◆ Problem details ◆
Return all lines below containing the word "LaTeX".

┄┄┄┄┄┄┄┄┄┄┄┄┄┄┄┄┄┄┄┄

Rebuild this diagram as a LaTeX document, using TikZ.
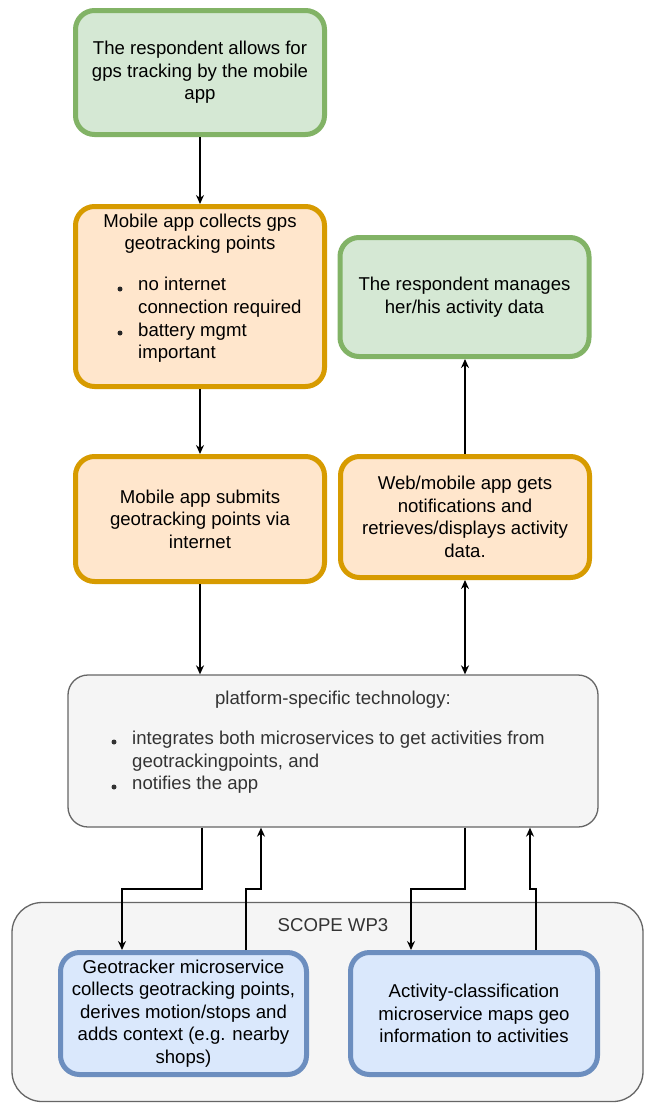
\documentclass[tikz,border=0pt]{standalone}
\usepackage{fontspec}
\setmainfont{Liberation Sans}
\usetikzlibrary{arrows.meta}

\definecolor{gfill}{HTML}{D5E8D4}
\definecolor{gline}{HTML}{82B366}
\definecolor{ofill}{HTML}{FFE6CC}
\definecolor{oline}{HTML}{D79B00}
\definecolor{bfill}{HTML}{DAE8FC}
\definecolor{bline}{HTML}{6C8EBF}
\definecolor{pfill}{HTML}{F5F5F5}
\definecolor{pline}{HTML}{666666}
\definecolor{ptext}{HTML}{333333}

\begin{document}
\begin{tikzpicture}[x=1pt,y=-1pt,
  lbl/.style={font=\fontsize{18.6}{22.6}\selectfont, text=black, inner sep=0pt, align=center},
  lbllist/.style={lbl, align=left, anchor=west},
  dot/.style={circle, fill=#1, inner sep=0pt, minimum size=5pt},
  card/.style={rectangle, rounded corners=19pt, line width=5pt, minimum width=249pt, inner sep=0pt, lbl},
  greencard/.style={card, draw=gline, fill=gfill},
  orangecard/.style={card, draw=oline, fill=ofill},
  bluecard/.style={card, draw=bline, fill=bfill},
  greybox/.style={rectangle, draw=pline, fill=pfill, line width=1.3pt, inner sep=0pt},
  arr/.style={draw=black, line width=1.4pt, -{Stealth[length=9pt,width=8pt]}},
  arrboth/.style={draw=black, line width=1.4pt, {Stealth[length=9pt,width=8pt]}-{Stealth[length=9pt,width=8pt]}}
]
% canvas
\path[use as bounding box, fill=white] (0,0) rectangle (646,1104);

% outer container for the microservices
\node[greybox, rounded corners=30pt, minimum width=631pt, minimum height=199pt] (scope) at (327.5,1002) {};
\node[lbl, text=ptext] (scopelbl) at (333,925) {SCOPE WP3};

% user-facing steps
\node[greencard, minimum height=124pt] (b1) at (200,72.5)
  {The respondent allows for\\gps tracking by the mobile\\app};

\node[orangecard, minimum height=180pt] (b2) at (200,296.5) {};
\node[lbl] (b2title) at (200,233.5) {Mobile app collects gps\\geotracking points};
\node[lbllist] (b2list) at (138,320) {no internet\\connection required\\battery mgmt\\important};
\node[dot=black!85] (b2d1) at (120,289) {};
\node[dot=black!85] (b2d2) at (120,333) {};

\node[orangecard, minimum height=125pt] (b3) at (200,519)
  {Mobile app submits\\geotracking points via\\internet};

\node[greencard, minimum height=119pt] (b4) at (464.5,297)
  {The respondent manages\\her/his activity data};

\node[orangecard, minimum height=121pt] (b5) at (465,517)
  {Web/mobile app gets\\notifications and\\retrieves/displays activity\\data.};

% platform layer
\node[greybox, rounded corners=20pt, minimum width=530pt, minimum height=152pt] (plat) at (333,751) {};
\node[lbl, text=ptext] (plattitle) at (333,700) {platform-specific technology:};
\node[lbllist, text=ptext] (platlist) at (132,762.5)
  {integrates both microservices to get activities from\\geotrackingpoints, and\\notifies the app};
\node[dot=ptext] (pd1) at (114,742) {};
\node[dot=ptext] (pd2) at (114,787) {};

% microservices
\node[bluecard, minimum width=246pt, minimum height=122pt] (geo) at (183.5,1013.5)
  {Geotracker microservice\\collects geotracking points,\\derives motion/stops and\\adds context (e.g. nearby\\shops)};
\node[bluecard, minimum width=247pt, minimum height=122pt] (act) at (474,1013.5)
  {Activity-classification\\microservice maps geo\\information to activities};

% connectors
\draw[arr] (b1.south) -- (b2.north);
\draw[arr] (b2.south) -- (b3.north);
\draw[arr] (b3.south) -- (b3.south |- plat.north);
\draw[arrboth] (b5.south) -- (b5.south |- plat.north);
\draw[arr] (b5.north) -- (b5.north |- b4.south);

\draw[arr] (202,0 |- plat.south) -- (202,889) -| (122,0 |- geo.north);
\draw[arr] (246,0 |- geo.north) -- (246,889) -| (261,0 |- plat.south);
\draw[arr] (465,0 |- plat.south) -- (465,889) -| (411,0 |- act.north);
\draw[arr] (536,0 |- act.north) -- (536,889) -| (530,0 |- plat.south);
\end{tikzpicture}
\end{document}
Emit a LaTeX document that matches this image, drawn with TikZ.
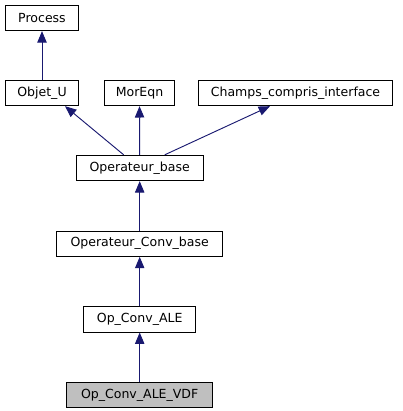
\documentclass[tikz,border=0pt]{standalone}
\usepackage{fontspec}
\setmainfont{DejaVu Sans}
\usetikzlibrary{arrows.meta,positioning,calc}
\definecolor{edgeblue}{RGB}{25,25,112}
\definecolor{basegray}{RGB}{191,191,191}

\begin{document}
\begin{tikzpicture}[x=0.75pt,y=-0.75pt,
  every node/.style={font=\fontsize{9.4}{11}\selectfont},
  cls/.style={draw,line width=0.75pt,inner sep=0pt,minimum height=19pt},
  inherit/.style={edgeblue,line width=0.7pt,-{Triangle[length=8.5pt,width=7pt]}}]
\useasboundingbox (0,0) rectangle (403,411);
\node[cls,minimum width=55pt] (proc) at (42,18) {Process};
\node[cls,minimum width=55pt] (obj) at (42,93) {Objet\_U};
\node[cls,minimum width=53pt] (mor) at (139.5,93) {MorEqn};
\node[cls,minimum width=145pt] (champs) at (295.5,93) {Champs\_compris\_interface};
\node[cls,minimum width=95pt] (opb) at (139.7,168) {Operateur\_base};
\node[cls,minimum width=124.5pt,below=37pt of opb] (opcb) {Operateur\_Conv\_base};
\node[cls,minimum width=84pt,below=37pt of opcb] (ale) {Op\_Conv\_ALE};
\node[cls,minimum width=109.5pt,fill=basegray,below=37pt of ale] (vdf) {Op\_Conv\_ALE\_VDF};
\draw[inherit] (obj) -- (proc);
\draw[inherit] ($(opb.north)+(-16,0)$) -- ($(obj.south)+(23,0)$);
\draw[inherit] (opb) -- (mor);
\draw[inherit] ($(opb.north)+(25,0)$) -- ($(champs.south)+(-25.5,0)$);
\draw[inherit] (opcb) -- (opb);
\draw[inherit] (ale) -- (opcb);
\draw[inherit] (vdf) -- (ale);
\end{tikzpicture}
\end{document}
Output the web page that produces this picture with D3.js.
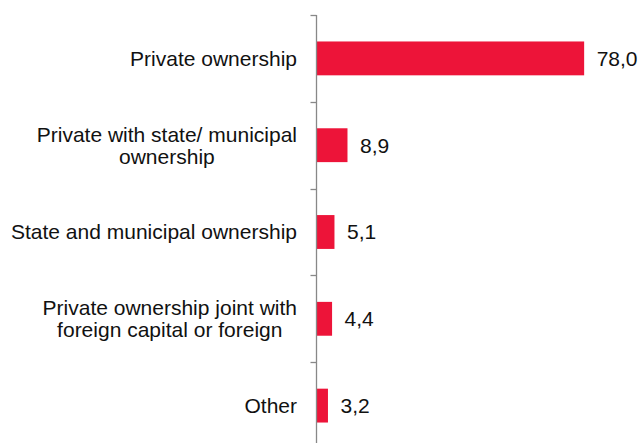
<!DOCTYPE html>
<html>
<head>
<meta charset="utf-8">
<script src="https://cdn.jsdelivr.net/npm/d3@7"></script>
<style>
  html, body { margin: 0; padding: 0; background: #fff; }
  svg { display: block; }
  text { font-family: "Liberation Sans", Arial, sans-serif; fill: #111; }
</style>
</head>
<body>
<svg id="chart" width="639" height="443"></svg>
<script>
// Ownership categories (top to bottom) and their shares, %
const categories = [
  "Private ownership",
  "Private with state/ municipal ownership",
  "State and municipal ownership",
  "Private ownership joint with foreign capital or foreign",
  "Other"
];
// Category labels split onto lines
const labelLines = [
  ["Private ownership"],
  ["Private with state/ municipal", "ownership"],
  ["State and municipal ownership"],
  ["Private ownership joint with", "foreign capital or foreign"],
  ["Other"]
];
const values = [78.0, 8.9, 5.1, 4.4, 3.2];
const valueLabels = ["78,0", "8,9", "5,1", "4,4", "3,2"];

const svg = d3.select("#chart");
const fontSize = 21;
const lineHeight = 22;
const axisX = 316.5;
const barColor = "#ED1439";
const axisColor = "#888888";

const pad = 0.61;
const y = d3.scaleBand()
  .domain(categories)
  .range([15, 449])
  .paddingInner(pad)
  .paddingOuter(pad / 2);

const x = d3.scaleLinear()
  .domain([0, 80])
  .range([axisX + 0.5, 591]);

// Bars
svg.append("g")
  .selectAll("rect")
  .data(categories)
  .join("rect")
  .attr("x", x(0))
  .attr("y", d => y(d))
  .attr("width", (d, i) => x(values[i]) - x(0))
  .attr("height", y.bandwidth())
  .attr("fill", barColor);

// Value labels
svg.append("g")
  .selectAll("text")
  .data(categories)
  .join("text")
  .attr("x", (d, i) => x(values[i]) + 12.5)
  .attr("y", d => y(d) + y.bandwidth() / 2)
  .attr("dy", "0.35em")
  .attr("font-size", fontSize)
  .text((d, i) => valueLabels[i]);

// Vertical axis with ticks on the band boundaries
const axisG = svg.append("g");
const [r0, r1] = y.range();
axisG.append("line")
  .attr("x1", axisX).attr("x2", axisX)
  .attr("y1", r0).attr("y2", r1)
  .attr("stroke", axisColor)
  .attr("stroke-width", 1.3);
const boundaries = d3.range(categories.length + 1).map(i => r0 + i * y.step());
axisG.selectAll("line.tick")
  .data(boundaries)
  .join("line")
  .attr("class", "tick")
  .attr("x1", axisX - 6).attr("x2", axisX)
  .attr("y1", d => Math.round(d) + 0.5).attr("y2", d => Math.round(d) + 0.5)
  .attr("stroke", axisColor)
  .attr("stroke-width", 1.3);

// Category labels: multi-line blocks are centred on their widest line,
// and each block is right-aligned next to the axis
const labelRight = 297;
const labelG = svg.append("g");
categories.forEach((cat, i) => {
  const lines = labelLines[i];
  const t = labelG.append("text")
    .attr("font-size", fontSize)
    .attr("text-anchor", "middle");
  const cy = y(cat) + y.bandwidth() / 2;
  const startY = cy - (lines.length - 1) * lineHeight / 2;
  lines.forEach((ln, j) => {
    t.append("tspan")
      .attr("x", 0)
      .attr("y", startY + j * lineHeight)
      .attr("dy", "0.35em")
      .text(ln);
  });
  const w = t.node().getBBox().width;
  t.attr("transform", `translate(${labelRight - w / 2},0)`);
});
</script>
</body>
</html>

┄┄┄┄┄┄┄┄┄┄┄┄┄┄┄┄┄┄┄┄

◆ Completed exercise ◆
Rebuild this diagram as a LaTeX document, using TikZ.
Emit a LaTeX document that matches this image, drawn with TikZ.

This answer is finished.